Play with me is a Comenius Project which involves four countries from the European Union: United Kingdom, Italy, Greece and Spain. In Catalonia this project is been leadered by Melin Masdeu, one of our teacher members in our ICE group of work.

The main intention of this project is to know and share traditional games from their countries, while they are experiencing other languages and cultures.

They want to develop the children within the partnership schools as fit and healthy individuals who enjoy playing traditional games as much as plugging themselves into computers. Through a range of hands-on enjoyable activities they can experience other cultures and be given a European dimension to their learning. A Comenius Club is developed in each school where skills learnt can be used further.

Different types of traditional games are shared across the countries. They are evaluated and also support teacher professional development. It enables teachers and students across the network to network and create further learning opportunities.

Parents and the wider community are involved in collaborative work across the projects. Ultimately it will lead to the development of a learning platform where teachers and learners will be able to keep all members aware of the progress being made towards the final outcome.
 

Thursday 10 May 2012

Concentration. A five minutes warm up activity

"Concentration" is a 5 minutes warm up activity to foster concentration and to involve children into oral production. It is a very good way to start the class when you need to focus in one particular topic, working out abilities such as listening and social skills.

Depending of the level you can increase difficulty by demanding the right phonetics, working out grammar items (adverbs, prepositions...) or increasing speed.


Sunday 6 May 2012

Three minutes teacher

"Three minutes teacher" is a warm up activity that can be done in upper primary ESL class. It is an activity to promote speaking, oral autonomy and interaction.
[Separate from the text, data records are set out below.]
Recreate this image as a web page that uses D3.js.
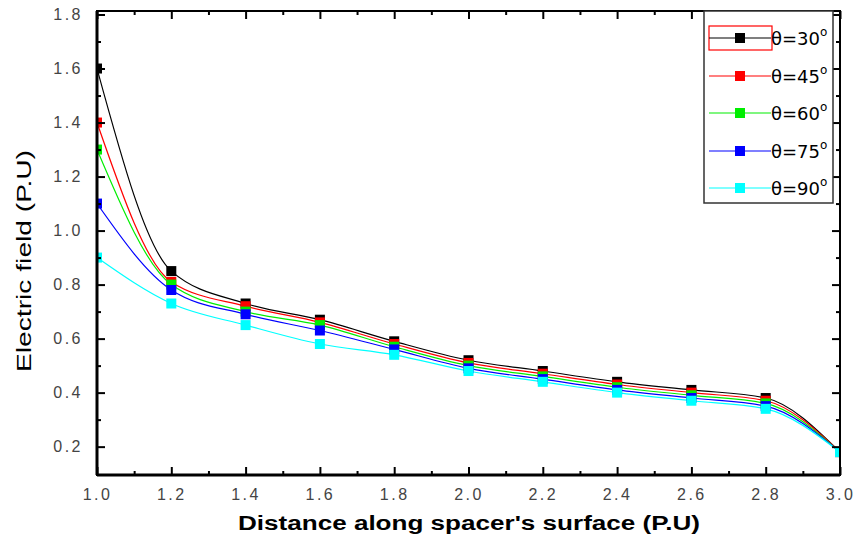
<!DOCTYPE html>
<html>
<head>
<meta charset="utf-8">
<script src="https://cdn.jsdelivr.net/npm/d3@7"></script>
<style>
  html, body { margin: 0; padding: 0; background: #fff; }
  svg { display: block; }
</style>
</head>
<body>
<svg id="chart" width="857" height="538"></svg>
<script>
// ---- data ----
const xValues = [1.0, 1.2, 1.4, 1.6, 1.8, 2.0, 2.2, 2.4, 2.6, 2.8, 3.0];
const seriesNames = ["θ=30", "θ=45", "θ=60", "θ=75", "θ=90"];
const seriesColors = ["#000000", "#ff0000", "#00ee00", "#0000ff", "#00ffff"];
const theta30 = [1.60, 0.85, 0.73, 0.67, 0.59, 0.52, 0.48, 0.44, 0.41, 0.38, 0.18];
const theta45 = [1.40, 0.81, 0.72, 0.66, 0.58, 0.51, 0.47, 0.43, 0.40, 0.37, 0.18];
const theta60 = [1.30, 0.80, 0.70, 0.65, 0.57, 0.50, 0.46, 0.42, 0.39, 0.36, 0.18];
const theta75 = [1.10, 0.78, 0.69, 0.63, 0.56, 0.49, 0.45, 0.41, 0.38, 0.35, 0.18];
const theta90 = [0.90, 0.73, 0.65, 0.58, 0.54, 0.48, 0.44, 0.40, 0.37, 0.34, 0.18];
const seriesValues = [theta30, theta45, theta60, theta75, theta90];
const xTicks = [1.0, 1.2, 1.4, 1.6, 1.8, 2.0, 2.2, 2.4, 2.6, 2.8, 3.0];
const yTicks = [0.2, 0.4, 0.6, 0.8, 1.0, 1.2, 1.4, 1.6, 1.8];
const xTitle = "Distance along spacer's surface (P.U)";
const yTitle = "Electric field (P.U)";

// ---- layout ----
const W = 857, H = 538;
const m = { left: 97, right: 17, top: 11, bottom: 63 };
const svg = d3.select("#chart");
const x = d3.scaleLinear().domain([1.0, 3.0]).range([m.left, W - m.right]);
const y = d3.scaleLinear().domain([0.095, 1.813]).range([H - m.bottom, m.top]);
const x0 = m.left, x1 = W - m.right, y0 = H - m.bottom, y1 = m.top;

svg.append("defs").append("clipPath").attr("id", "plotclip")
  .append("rect").attr("x", x0).attr("y", y1).attr("width", x1 - x0).attr("height", y0 - y1);

const plot = svg.append("g").attr("clip-path", "url(#plotclip)");

const line = d3.line()
  .x((d, i) => x(xValues[i]))
  .y(d => y(d))
  .curve(d3.curveMonotoneX);

seriesValues.forEach((vals, s) => {
  plot.append("path")
    .attr("d", line(vals))
    .attr("fill", "none")
    .attr("stroke", seriesColors[s])
    .attr("stroke-width", 1.2);
});
const ms = 10;
seriesValues.forEach((vals, s) => {
  plot.selectAll(null).data(vals).enter().append("rect")
    .attr("x", (d, i) => x(xValues[i]) - ms / 2)
    .attr("y", d => y(d) - ms / 2)
    .attr("width", ms).attr("height", ms)
    .attr("fill", seriesColors[s]);
});

// ---- axes (ticks inward on all four sides) ----
const xMinor = d3.range(1.1, 3.0, 0.2);
const yMinor = d3.range(0.3, 1.8, 0.2);
const tickFont = "'Liberation Sans', Arial, sans-serif";

const axB = d3.axisBottom(x).tickValues(xTicks).tickSize(-8).tickPadding(14).tickFormat(d3.format(".1f"));
const axT = d3.axisTop(x).tickValues(xTicks).tickSize(-8).tickFormat("");
const axL = d3.axisLeft(y).tickValues(yTicks).tickSize(-8).tickPadding(14).tickFormat(d3.format(".1f"));
const axR = d3.axisRight(y).tickValues(yTicks).tickSize(-8).tickFormat("");
const mB = d3.axisBottom(x).tickValues(xMinor).tickSize(-4).tickFormat("");
const mT = d3.axisTop(x).tickValues(xMinor).tickSize(-4).tickFormat("");
const mL = d3.axisLeft(y).tickValues(yMinor).tickSize(-4).tickFormat("");
const mR = d3.axisRight(y).tickValues(yMinor).tickSize(-4).tickFormat("");

function styleAxis(g) {
  g.select(".domain").remove();
  g.selectAll(".tick line").attr("stroke", "#000").attr("stroke-width", 2);
  g.selectAll(".tick text")
    .attr("font-family", tickFont).attr("font-size", 16)
    .attr("letter-spacing", "2.5px").attr("fill", "#444");
}
[[axB, `translate(0,${y0})`], [mB, `translate(0,${y0})`],
 [axT, `translate(0,${y1})`], [mT, `translate(0,${y1})`],
 [axL, `translate(${x0},0)`], [mL, `translate(${x0},0)`],
 [axR, `translate(${x1},0)`], [mR, `translate(${x1},0)`]].forEach(([a, t]) => {
  svg.append("g").attr("transform", t).call(a).call(styleAxis);
});

// frame
svg.append("rect").attr("x", x0).attr("y", y1).attr("width", x1 - x0).attr("height", y0 - y1)
  .attr("fill", "none").attr("stroke", "#000").attr("stroke-width", 2);
svg.append("line").attr("x1", x0).attr("x2", x0).attr("y1", y1).attr("y2", y0)
  .attr("stroke", "#000").attr("stroke-width", 3);
svg.append("line").attr("x1", x0).attr("x2", x1).attr("y1", y0).attr("y2", y0)
  .attr("stroke", "#000").attr("stroke-width", 3);

// ---- titles ----
svg.append("text")
  .attr("x", 238).attr("y", 530)
  .attr("font-family", tickFont).attr("font-weight", "bold").attr("font-size", 20)
  .attr("textLength", 462).attr("lengthAdjust", "spacingAndGlyphs")
  .text(xTitle);
svg.append("text")
  .attr("transform", "translate(31,372) rotate(-90)")
  .attr("font-family", tickFont).attr("font-size", 21)
  .attr("textLength", 222).attr("lengthAdjust", "spacingAndGlyphs")
  .text(yTitle);

// ---- legend ----
const lg = svg.append("g");
lg.append("rect").attr("x", 704).attr("y", y1).attr("width", 129).attr("height", 192)
  .attr("fill", "#fff").attr("stroke", "#333").attr("stroke-width", 1.5);
const rowY = [38, 76, 113, 151, 188];
seriesNames.forEach((name, s) => {
  const g = lg.append("g").attr("transform", `translate(0,${rowY[s]})`);
  if (s === 0) {
    g.append("rect").attr("x", 709).attr("y", -12).attr("width", 63).attr("height", 24)
      .attr("fill", "none").attr("stroke", "#ff0000").attr("stroke-width", 1.2);
  }
  g.append("line").attr("x1", 709).attr("x2", 771).attr("y1", 0).attr("y2", 0)
    .attr("stroke", seriesColors[s]).attr("stroke-width", 1.2);
  g.append("rect").attr("x", 735).attr("y", -5).attr("width", ms).attr("height", ms)
    .attr("fill", seriesColors[s]);
  const t = g.append("text").attr("x", 771).attr("y", 7)
    .attr("font-family", "'DejaVu Sans', sans-serif").attr("font-size", 18)
    .attr("fill", "#000");
  t.append("tspan").text(name);
  t.append("tspan").attr("dy", -9).attr("font-size", 12).text("o");
});
</script>
</body>
</html>
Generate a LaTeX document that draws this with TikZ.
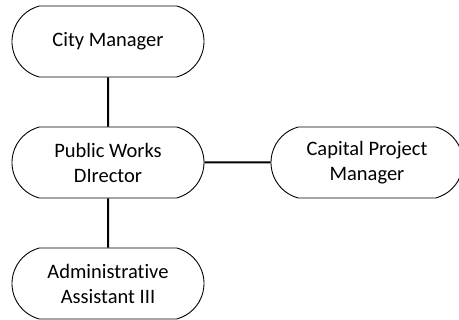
\documentclass[tikz,border=0pt]{standalone}
\usepackage{fontspec}
\setmainfont[Ligatures=NoCommon]{Carlito}
\usepackage{tikz}
\usetikzlibrary{arrows.meta}
\usetikzlibrary{shapes.misc}

\tikzset{
  post/.style={draw, line width=0.9pt, rounded rectangle, rounded rectangle arc length=150,
    minimum width=192pt, minimum height=71pt, inner sep=0pt, align=center,
    font=\fontsize{20.5}{25}\selectfont},
  link/.style={line width=2pt}
}

\begin{document}
\begin{tikzpicture}[x=1pt,y=-1pt]

\useasboundingbox (0,0) rectangle (459,320);

\node[post] (v1) at (108,41.5) {City Manager};
\node[post] (v2) at (108,162.5) {Public Works\\DIrector};
\node[post] (v3) at (367,162.5) {Capital Project\\Manager};
\node[post] (v4) at (108,283.5) {Administrative\\Assistant III};
\draw [link] (v1) -- (v2);
\draw [link] (v2) -- (v4);
\draw [link] (v2) -- (v3);
\end{tikzpicture}
\end{document}
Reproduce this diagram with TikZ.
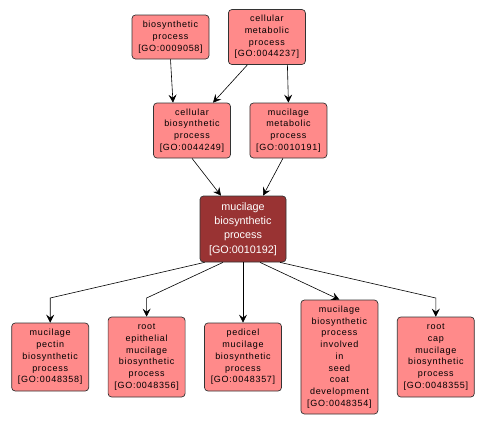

Once a week a student presents the class for 3 minutes. Voluntarily, she or he prepares a warm up activity to get into English. For example, asking questions about the weekend, showing a picture, telling a story or any personal information, a song, a chant, a video…

Any possibility is fine. They have to tell the teacher in advance what they are going to do. We can record the presentation or take a picture of him/her being a teacher.

Saturday 14 April 2012

Hi everyone!!!

After a lovelyand sunny day...warm regards from Valldoreix
Melín

Just to start with...

I have a great job in the universe of occupations. 

What do I do? I'm a "star polisher."

It's a very important job. If you want to know how important, just go out at night and look at the stars twinkling and sparkling.

You see, I'm a teacher. The stars are the children in my class. My job is to take them--in whatever shape they come--and shine and buff them and then send them out to take their places as bright, twinkling beacons in the sky.

They come into my room in all shapes and sizes. Sometimes they're bent, tarnished, dirty, crinkly, or broken. Some stars are cuddly and soft. Some are prickly and thorny.


As I buff and polish, I train and teach my little stars; I tell them that the world cannot do without them. I tell them they can do anything they set their minds to. I tell them they can be the brightest, shiniest stars in the sky and the world will be a better place because of them.

Each night as I look at the sky, I'm reminded of my very important job and awesome responsibility. Then I get my soft buffing cloth and my bottle of polish in preparation for tomorrow…for my class of little stars.